• Stated exercise
Collect from the data below each line with "this".

— start Information provided —

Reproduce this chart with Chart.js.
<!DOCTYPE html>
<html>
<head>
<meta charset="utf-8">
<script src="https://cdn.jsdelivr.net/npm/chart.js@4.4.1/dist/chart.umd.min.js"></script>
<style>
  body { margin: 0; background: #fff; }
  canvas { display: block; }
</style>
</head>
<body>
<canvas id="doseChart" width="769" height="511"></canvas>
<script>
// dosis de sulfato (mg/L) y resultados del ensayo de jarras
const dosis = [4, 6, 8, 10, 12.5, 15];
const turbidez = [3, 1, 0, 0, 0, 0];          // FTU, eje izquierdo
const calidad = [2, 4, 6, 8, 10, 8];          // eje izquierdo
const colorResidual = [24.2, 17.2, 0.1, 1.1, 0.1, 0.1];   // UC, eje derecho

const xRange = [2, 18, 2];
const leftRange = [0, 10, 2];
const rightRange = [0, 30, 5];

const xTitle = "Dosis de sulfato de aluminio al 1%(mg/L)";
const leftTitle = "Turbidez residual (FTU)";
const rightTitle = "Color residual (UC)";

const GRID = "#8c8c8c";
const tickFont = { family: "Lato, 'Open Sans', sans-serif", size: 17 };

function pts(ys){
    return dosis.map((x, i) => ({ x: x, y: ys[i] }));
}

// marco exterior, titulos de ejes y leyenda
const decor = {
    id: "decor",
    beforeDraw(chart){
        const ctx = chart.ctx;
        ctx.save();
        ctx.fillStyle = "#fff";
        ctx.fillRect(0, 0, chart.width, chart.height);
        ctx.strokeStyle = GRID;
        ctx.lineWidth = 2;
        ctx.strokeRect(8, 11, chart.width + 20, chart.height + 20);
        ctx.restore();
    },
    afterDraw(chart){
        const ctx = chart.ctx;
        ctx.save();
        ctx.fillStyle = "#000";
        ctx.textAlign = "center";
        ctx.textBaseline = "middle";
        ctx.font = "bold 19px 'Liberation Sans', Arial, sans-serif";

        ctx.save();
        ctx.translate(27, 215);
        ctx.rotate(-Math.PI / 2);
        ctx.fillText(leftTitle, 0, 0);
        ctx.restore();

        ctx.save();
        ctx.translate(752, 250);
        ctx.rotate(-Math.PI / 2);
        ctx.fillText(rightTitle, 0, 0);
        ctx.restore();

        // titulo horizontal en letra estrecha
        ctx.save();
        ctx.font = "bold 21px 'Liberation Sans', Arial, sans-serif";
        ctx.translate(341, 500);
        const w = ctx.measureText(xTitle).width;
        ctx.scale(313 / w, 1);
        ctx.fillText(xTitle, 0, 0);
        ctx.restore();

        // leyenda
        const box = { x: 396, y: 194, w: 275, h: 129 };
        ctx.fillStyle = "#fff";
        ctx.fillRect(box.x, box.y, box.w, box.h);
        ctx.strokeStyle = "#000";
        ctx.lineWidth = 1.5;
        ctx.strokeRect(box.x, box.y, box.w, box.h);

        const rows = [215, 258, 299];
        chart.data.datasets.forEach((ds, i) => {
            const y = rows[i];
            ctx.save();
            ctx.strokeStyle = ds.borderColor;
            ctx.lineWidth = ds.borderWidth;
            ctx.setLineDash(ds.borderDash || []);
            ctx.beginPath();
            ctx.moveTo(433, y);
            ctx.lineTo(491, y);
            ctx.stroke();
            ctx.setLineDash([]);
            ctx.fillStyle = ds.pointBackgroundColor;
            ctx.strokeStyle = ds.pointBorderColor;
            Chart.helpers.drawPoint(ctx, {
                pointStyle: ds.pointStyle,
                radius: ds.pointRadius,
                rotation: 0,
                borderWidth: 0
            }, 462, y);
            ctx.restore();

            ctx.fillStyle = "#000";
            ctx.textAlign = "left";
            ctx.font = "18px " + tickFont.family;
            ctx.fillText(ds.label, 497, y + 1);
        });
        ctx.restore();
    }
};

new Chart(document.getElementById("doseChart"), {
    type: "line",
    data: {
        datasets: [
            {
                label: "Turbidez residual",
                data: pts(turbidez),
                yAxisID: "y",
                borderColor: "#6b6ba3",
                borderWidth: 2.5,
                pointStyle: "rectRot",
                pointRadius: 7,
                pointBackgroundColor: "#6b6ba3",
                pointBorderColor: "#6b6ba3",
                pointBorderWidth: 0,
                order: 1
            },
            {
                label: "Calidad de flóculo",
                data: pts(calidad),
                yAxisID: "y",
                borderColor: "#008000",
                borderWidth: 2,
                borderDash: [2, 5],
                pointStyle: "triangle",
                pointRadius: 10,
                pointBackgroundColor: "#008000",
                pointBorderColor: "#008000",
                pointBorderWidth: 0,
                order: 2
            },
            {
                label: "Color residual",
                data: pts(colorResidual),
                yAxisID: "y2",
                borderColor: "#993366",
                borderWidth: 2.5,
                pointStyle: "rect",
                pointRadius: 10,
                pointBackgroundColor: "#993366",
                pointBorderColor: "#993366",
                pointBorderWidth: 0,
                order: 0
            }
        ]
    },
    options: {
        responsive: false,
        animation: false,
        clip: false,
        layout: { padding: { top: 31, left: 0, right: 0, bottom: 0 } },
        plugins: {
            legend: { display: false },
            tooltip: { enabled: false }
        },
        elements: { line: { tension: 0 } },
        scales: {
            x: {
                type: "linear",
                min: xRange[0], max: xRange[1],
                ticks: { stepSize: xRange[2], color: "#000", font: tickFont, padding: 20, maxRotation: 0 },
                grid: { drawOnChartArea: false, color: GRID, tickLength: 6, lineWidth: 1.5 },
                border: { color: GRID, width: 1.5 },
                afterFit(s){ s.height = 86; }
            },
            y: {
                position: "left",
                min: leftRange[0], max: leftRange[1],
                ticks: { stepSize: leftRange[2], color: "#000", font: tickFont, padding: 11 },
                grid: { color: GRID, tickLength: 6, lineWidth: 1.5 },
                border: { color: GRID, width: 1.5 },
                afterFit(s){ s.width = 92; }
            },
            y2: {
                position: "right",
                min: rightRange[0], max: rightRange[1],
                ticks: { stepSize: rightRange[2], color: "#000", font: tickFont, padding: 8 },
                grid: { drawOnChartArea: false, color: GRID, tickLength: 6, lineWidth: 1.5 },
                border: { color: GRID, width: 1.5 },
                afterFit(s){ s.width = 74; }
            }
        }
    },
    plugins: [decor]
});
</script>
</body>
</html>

— end Information provided —
— start Information provided —

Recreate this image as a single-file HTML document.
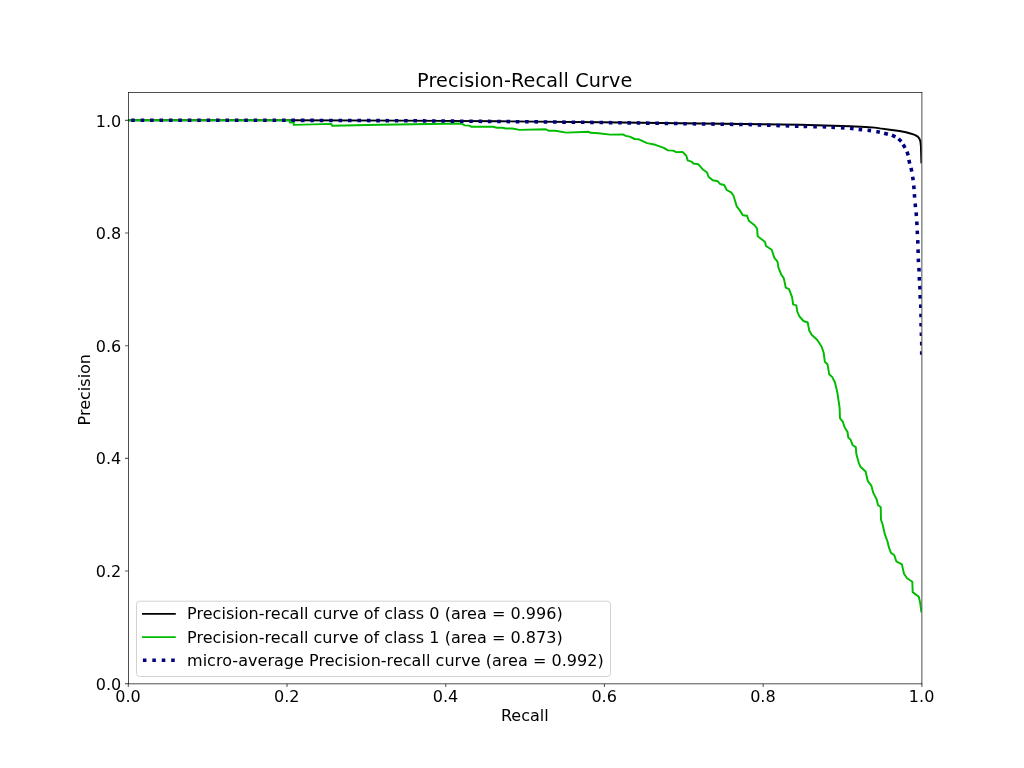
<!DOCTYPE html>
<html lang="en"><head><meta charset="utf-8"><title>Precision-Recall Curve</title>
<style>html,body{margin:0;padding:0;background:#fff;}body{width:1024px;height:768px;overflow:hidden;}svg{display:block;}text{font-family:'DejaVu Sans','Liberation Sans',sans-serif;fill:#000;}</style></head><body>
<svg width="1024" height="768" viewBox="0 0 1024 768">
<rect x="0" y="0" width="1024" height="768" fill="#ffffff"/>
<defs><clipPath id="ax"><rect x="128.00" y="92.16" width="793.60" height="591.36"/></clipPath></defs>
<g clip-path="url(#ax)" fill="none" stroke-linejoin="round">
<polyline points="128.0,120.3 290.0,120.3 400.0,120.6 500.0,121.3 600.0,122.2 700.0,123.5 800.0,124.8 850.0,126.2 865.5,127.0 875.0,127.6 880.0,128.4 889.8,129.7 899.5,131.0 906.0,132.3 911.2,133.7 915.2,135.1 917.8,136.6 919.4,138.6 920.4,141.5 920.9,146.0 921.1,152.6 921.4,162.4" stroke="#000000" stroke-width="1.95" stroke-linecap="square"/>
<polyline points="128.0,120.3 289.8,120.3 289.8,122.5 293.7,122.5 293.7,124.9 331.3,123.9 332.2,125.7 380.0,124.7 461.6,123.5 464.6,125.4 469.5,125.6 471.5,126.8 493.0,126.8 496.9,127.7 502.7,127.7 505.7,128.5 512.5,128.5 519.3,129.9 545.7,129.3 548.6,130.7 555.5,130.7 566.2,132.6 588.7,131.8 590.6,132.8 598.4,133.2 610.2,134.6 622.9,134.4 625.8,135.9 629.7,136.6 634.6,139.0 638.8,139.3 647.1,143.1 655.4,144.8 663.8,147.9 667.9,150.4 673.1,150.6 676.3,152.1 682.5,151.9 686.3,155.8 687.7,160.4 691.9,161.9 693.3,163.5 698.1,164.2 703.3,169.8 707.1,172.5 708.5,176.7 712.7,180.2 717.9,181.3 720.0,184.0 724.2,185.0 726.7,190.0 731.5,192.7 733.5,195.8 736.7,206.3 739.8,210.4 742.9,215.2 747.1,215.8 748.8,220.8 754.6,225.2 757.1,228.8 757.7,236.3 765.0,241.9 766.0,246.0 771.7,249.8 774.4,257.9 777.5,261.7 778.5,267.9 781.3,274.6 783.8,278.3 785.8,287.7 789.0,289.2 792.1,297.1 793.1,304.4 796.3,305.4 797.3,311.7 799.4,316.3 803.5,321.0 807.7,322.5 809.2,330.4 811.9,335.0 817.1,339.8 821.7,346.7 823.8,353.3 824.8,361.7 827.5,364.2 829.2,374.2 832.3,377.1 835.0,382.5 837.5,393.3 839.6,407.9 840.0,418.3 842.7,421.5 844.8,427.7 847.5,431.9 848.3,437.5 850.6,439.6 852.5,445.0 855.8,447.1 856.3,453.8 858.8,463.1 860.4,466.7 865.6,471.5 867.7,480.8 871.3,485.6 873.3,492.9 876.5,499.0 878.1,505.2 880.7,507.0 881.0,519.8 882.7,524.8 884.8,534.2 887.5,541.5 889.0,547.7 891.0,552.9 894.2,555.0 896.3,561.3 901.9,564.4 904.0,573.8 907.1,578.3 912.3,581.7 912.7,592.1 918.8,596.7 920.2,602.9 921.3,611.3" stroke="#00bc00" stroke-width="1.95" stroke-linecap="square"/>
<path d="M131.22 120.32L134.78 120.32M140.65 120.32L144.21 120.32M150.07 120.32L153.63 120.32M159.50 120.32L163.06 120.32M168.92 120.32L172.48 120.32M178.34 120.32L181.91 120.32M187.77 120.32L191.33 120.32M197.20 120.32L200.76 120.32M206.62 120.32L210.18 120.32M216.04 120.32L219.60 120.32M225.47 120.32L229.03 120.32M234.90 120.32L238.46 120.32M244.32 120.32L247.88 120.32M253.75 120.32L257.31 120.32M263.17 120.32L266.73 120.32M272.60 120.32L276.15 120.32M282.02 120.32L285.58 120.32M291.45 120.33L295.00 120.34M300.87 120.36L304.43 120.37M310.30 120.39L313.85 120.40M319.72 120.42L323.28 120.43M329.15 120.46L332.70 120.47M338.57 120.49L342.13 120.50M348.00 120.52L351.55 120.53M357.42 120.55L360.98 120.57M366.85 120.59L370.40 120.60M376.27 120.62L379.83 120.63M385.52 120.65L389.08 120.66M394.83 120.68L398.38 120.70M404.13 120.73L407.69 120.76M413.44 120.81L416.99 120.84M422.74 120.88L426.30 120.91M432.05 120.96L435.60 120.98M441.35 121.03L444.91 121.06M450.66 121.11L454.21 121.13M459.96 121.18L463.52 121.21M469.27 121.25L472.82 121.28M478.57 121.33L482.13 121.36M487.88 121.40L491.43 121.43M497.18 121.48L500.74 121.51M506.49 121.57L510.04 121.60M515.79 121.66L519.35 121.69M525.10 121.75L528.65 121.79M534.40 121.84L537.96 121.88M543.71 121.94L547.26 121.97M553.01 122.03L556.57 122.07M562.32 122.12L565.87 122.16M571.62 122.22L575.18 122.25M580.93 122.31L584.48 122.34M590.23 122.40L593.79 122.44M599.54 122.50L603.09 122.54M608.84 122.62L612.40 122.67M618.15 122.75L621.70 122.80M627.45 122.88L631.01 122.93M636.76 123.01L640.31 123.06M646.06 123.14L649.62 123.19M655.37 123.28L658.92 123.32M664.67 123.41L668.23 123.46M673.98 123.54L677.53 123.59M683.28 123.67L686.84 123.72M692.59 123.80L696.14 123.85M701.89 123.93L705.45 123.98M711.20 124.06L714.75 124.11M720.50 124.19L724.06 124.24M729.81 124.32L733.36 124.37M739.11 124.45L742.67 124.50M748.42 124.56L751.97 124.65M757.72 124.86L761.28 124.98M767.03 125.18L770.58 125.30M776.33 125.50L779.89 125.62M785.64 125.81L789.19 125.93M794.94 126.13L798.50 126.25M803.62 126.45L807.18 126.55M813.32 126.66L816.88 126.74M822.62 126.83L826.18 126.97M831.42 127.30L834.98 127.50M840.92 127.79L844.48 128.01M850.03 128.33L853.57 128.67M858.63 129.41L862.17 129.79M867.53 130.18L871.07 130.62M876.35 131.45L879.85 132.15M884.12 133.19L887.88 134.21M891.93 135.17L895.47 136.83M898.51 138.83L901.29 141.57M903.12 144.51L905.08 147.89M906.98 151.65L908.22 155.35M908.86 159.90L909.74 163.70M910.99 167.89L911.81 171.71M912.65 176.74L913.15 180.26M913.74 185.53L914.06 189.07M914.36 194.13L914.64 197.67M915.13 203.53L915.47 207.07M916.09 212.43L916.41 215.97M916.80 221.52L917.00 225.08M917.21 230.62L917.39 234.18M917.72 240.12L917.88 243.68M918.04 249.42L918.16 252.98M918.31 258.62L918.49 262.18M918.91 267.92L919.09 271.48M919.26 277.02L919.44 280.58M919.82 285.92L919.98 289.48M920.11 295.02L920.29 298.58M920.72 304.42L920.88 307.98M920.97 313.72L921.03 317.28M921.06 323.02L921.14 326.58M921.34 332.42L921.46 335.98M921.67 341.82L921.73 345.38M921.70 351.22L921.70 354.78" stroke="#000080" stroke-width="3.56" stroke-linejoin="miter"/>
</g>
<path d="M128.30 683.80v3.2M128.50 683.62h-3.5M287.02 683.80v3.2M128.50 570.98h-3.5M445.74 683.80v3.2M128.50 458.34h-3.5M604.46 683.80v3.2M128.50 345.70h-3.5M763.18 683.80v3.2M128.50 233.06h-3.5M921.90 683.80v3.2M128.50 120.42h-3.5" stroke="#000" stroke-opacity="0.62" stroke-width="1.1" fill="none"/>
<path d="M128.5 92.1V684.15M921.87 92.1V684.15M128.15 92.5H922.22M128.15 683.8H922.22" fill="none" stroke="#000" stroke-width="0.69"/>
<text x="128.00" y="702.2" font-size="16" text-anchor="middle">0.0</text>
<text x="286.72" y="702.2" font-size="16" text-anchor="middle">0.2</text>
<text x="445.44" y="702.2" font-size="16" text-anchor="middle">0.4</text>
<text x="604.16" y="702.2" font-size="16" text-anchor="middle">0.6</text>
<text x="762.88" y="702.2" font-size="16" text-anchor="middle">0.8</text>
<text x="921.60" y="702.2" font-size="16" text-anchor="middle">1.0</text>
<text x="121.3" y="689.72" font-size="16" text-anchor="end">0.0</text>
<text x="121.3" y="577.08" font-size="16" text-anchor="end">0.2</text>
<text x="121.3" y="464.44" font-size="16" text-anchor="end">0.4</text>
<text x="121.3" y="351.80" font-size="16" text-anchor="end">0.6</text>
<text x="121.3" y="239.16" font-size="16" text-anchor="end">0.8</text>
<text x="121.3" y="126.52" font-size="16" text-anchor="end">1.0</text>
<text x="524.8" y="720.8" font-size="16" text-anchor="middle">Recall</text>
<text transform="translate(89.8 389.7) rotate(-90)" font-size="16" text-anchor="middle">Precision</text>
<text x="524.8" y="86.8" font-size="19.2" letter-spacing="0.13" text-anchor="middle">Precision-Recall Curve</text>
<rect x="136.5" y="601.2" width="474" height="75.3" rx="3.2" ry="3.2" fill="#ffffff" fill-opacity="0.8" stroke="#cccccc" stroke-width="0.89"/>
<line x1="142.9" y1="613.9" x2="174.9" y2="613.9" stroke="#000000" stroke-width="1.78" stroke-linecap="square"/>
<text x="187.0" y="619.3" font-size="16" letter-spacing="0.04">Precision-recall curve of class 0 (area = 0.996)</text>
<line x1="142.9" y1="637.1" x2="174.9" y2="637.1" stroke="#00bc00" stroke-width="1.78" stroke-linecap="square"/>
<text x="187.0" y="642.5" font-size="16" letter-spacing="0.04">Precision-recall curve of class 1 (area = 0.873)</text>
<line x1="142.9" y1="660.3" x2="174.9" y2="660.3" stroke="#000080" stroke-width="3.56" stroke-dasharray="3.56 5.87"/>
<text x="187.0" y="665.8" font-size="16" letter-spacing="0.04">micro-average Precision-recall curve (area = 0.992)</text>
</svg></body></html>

— end Information provided —

• Written answer
Reproduce this chart with Chart.js.
Recreate this image as a single-file HTML document.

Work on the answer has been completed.